Однако сегодня ей не нужно было убивать время в читальном зале. У нее была теплая квартира, где ее ждал Каспер. Но ждал ее не только он: ждал и Чарек, ждала и любопытная журналистка.

И Кинга решила сделать нечто противоположное тому, чего от нее ожидали: она отправилась на Центральный вокзал – побыть немного с бездомной братией.

Но если она думала, что встретит там теплый прием, то заблуждалась. Среди них она больше не была своей, больше к ним не принадлежала, и это было видно с первого же взгляда. Чистая, пахнущая хорошим мылом и шампунем, в приличной одежде – это не та женщина, которую они с добродушной иронией прозвали Принцессой.

Она их предала.

Переметнулась на сторону других.

Бомжи, ворча, поздоровались с ней. Тут же посыпались вопросы, нет ли у нее нескольких злотых на курево.

Денег Кинга не дала. Она хотела знать, где Грустняшка. Женщина, которая когда-то протянула ей руку – как раз в тот момент, когда она, Кинга, выписавшись из больницы и потеряв дом, бродила, ошеломленная, по улицам города и ей уже грозила голодная смерть.

У Грустняшки, как и у каждого бомжа, была своя история.

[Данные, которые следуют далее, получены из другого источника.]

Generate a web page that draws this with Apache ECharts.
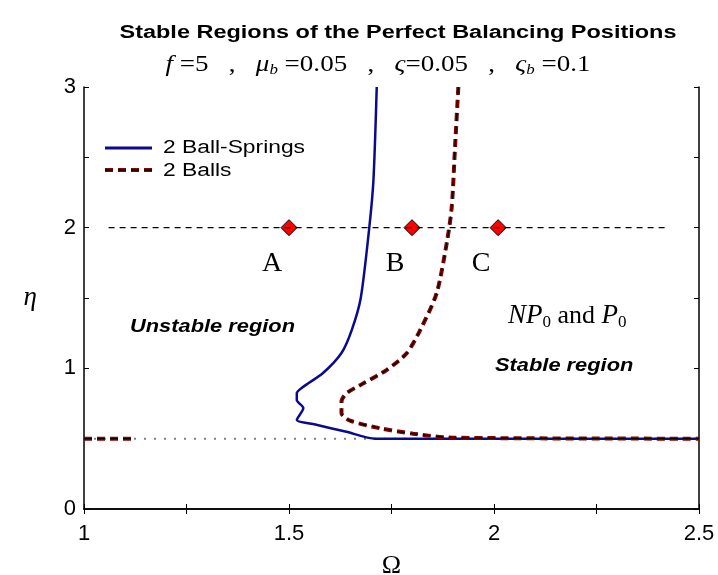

Когда-то она была обыкновенной женщиной. В ее селе у подножья Карпат ее уважали. Был у нее и любящий муж, который – о чудо! – не пил и не бил ее. Жили они небогато, поскольку бедность в их местности аж зашкаливала, но и не нищенствовали – ведь Стах Боровой умел и хотел работать. И Алина Боровая никогда бы не оказалась на варшавских улицах и не стала бы Грустняшкой, кабы не один художник, который приехал в Загродзину писать на пленэре и искать вдохновения.